Minimize OH cluster latency
-
Modify cluster sorting to take advantage of the inputs being 4 pre-sorted lists -
Use the "fast" bitslip module (-1.0bx) - Timing was too tight in the default firmware, but if the "any alignment" clusterizer is used then the s-bits could be registered on the 160MHz clock, so -0.75 bx effective improvement
-
Allow the clusterizer to take S-bits with any alignment relative to the LHC clock - Right now the fw assumes the inputs are synchronous to clock 40, so the inputs are registered on the 40 MHz clock before going into the clusterizer. If the firmware accepts a programmable offset (it could even by dynamic without any real penalty), then the S-bits could come into the clusterizer with minimal latency, so that, for example, the S-bit remapping could be done in a 160MHz clock cycle instead of a 40MHz clock cycle
- -0.75bx
-
Drop the DRU for the S-bits as you already proposed (would require manual phase scan) Edit: not in the short term due to the differential lines delay calibration requirements. - Need to investigate latency gain
-
Remove the "reverse partition" option (while it seemed useful, it was taken into account while producing the OTMB LUT) Edit: Actually, the option is still needed for some OTMB integration tests in b904. Considering the limited use, the option can be defined at build time. - -0.25bx
-
Optimize clock domain crossing from 160 MHz clock.. it ideally should not require a transition from 160 --> 4- --> 200 MHz.
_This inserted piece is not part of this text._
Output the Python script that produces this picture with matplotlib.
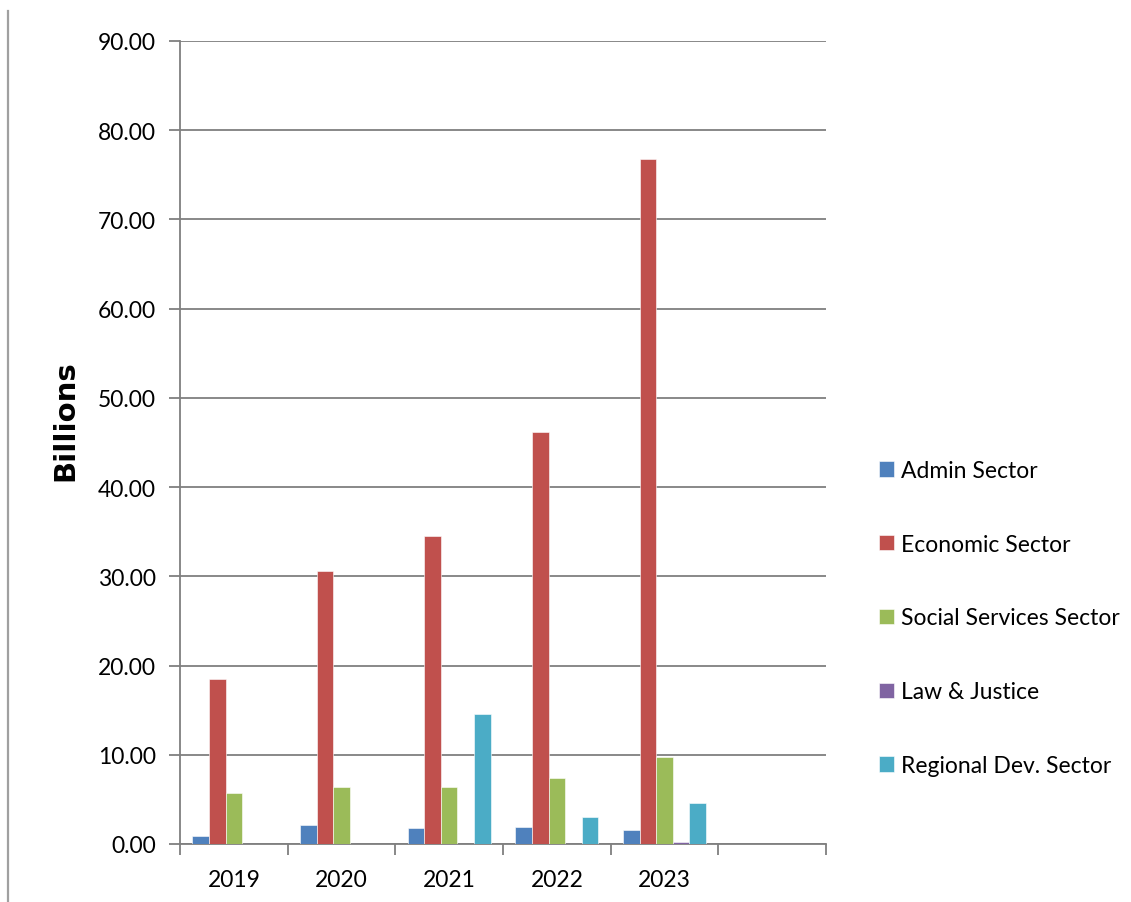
import numpy as np
import matplotlib
matplotlib.use("Agg")
import matplotlib.pyplot as plt
from matplotlib.lines import Line2D
from matplotlib.ticker import FormatStrFormatter, FixedLocator

years = ["2019", "2020", "2021", "2022", "2023"]
n_slots = 6  # one empty slot after the last year

admin = [0.90, 2.10, 1.80, 1.85, 1.55]
economic = [18.5, 30.6, 34.5, 46.2, 76.8]
social = [5.75, 6.35, 6.42, 7.36, 9.75]
law = [0.0, 0.05, 0.0, 0.0, 0.20]
regional = [0.05, 0.0, 14.6, 3.06, 4.56]

series = [
    ("Admin Sector", admin, "#4F81BD"),
    ("Economic Sector", economic, "#C0504D"),
    ("Social Services Sector", social, "#9BBB59"),
    ("Law & Justice", law, "#8064A2"),
    ("Regional Dev. Sector", regional, "#4BACC6"),
]

grey = "#7f7f7f"
txt_font = "Lato"

fig = plt.figure(figsize=(11.31, 9.03), dpi=100)
ax = fig.add_axes([180 / 1131, 1 - 845 / 903, (826 - 180) / 1131, (845 - 42) / 903])

x = np.arange(len(years))
w = 1 / 6.5
for i, (name, vals, col) in enumerate(series):
    ax.bar(x + (i - 2) * w, vals, width=w, color=col, label=name,
           edgecolor="white", linewidth=0.4, zorder=3)

ax.set_xlim(-0.5, n_slots - 0.5)
ax.set_ylim(0, 90)
ax.set_yticks(np.arange(0, 91, 10))
ax.yaxis.set_major_formatter(FormatStrFormatter("%.2f"))
ax.grid(axis="y", color=grey, linewidth=1.3, zorder=0)

# category boundaries as major ticks, year names centred on minor ticks
ax.xaxis.set_major_locator(FixedLocator(np.arange(n_slots + 1) - 0.5))
ax.xaxis.set_minor_locator(FixedLocator(x))
ax.set_xticklabels([""] * (n_slots + 1))
ax.set_xticklabels(years, minor=True, fontfamily=txt_font, fontsize=16.5)
ax.tick_params(axis="x", which="major", direction="out", length=8, width=1.3, color=grey)
ax.tick_params(axis="x", which="minor", length=0, pad=18)
ax.tick_params(axis="y", direction="out", length=8, width=1.3, color=grey, pad=9.5)
for lab in ax.get_yticklabels():
    lab.set_fontfamily(txt_font)
    lab.set_fontsize(16.5)

for side in ["top", "right"]:
    ax.spines[side].set_visible(False)
for side in ["left", "bottom"]:
    ax.spines[side].set_color(grey)
    ax.spines[side].set_linewidth(1.3)

fig.text(65 / 1131, 1 - 421 / 903, "Billions", rotation=90, ha="center", va="center",
         fontfamily="DejaVu Sans", fontweight="bold", fontsize=21)

leg = ax.legend(loc="center left", bbox_to_anchor=(879 / 1131, 1 - 619 / 903),
                bbox_transform=fig.transFigure, frameon=False, borderpad=0,
                borderaxespad=0, handlelength=0.65, handleheight=0.65,
                handletextpad=0.3, labelspacing=2.3,
                prop={"family": txt_font, "size": 16.5})

# thin frame line on the far left
fig.add_artist(Line2D([8 / 1131, 8 / 1131], [0, 1 - 12 / 903], color="#a0a0a0",
                      linewidth=1.6, transform=fig.transFigure))

fig.savefig("out.png", dpi=100, facecolor="white")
The issue is that the setup & hold times depend on which cycle the two clocks are in, but it should be possible to monitor those, transition on the edges with good setup and hold times, and set the maximum delays in that CDC path manually. Right now the 40 MHz transition eats up a lot of latency, since the latency gets rounded up to the nearest whole number of bx instead of being fractional
Another to-do:
-
document the latency through the firmware and keep it up to date
(copied comments from below into the top level so Gitlab tracks them)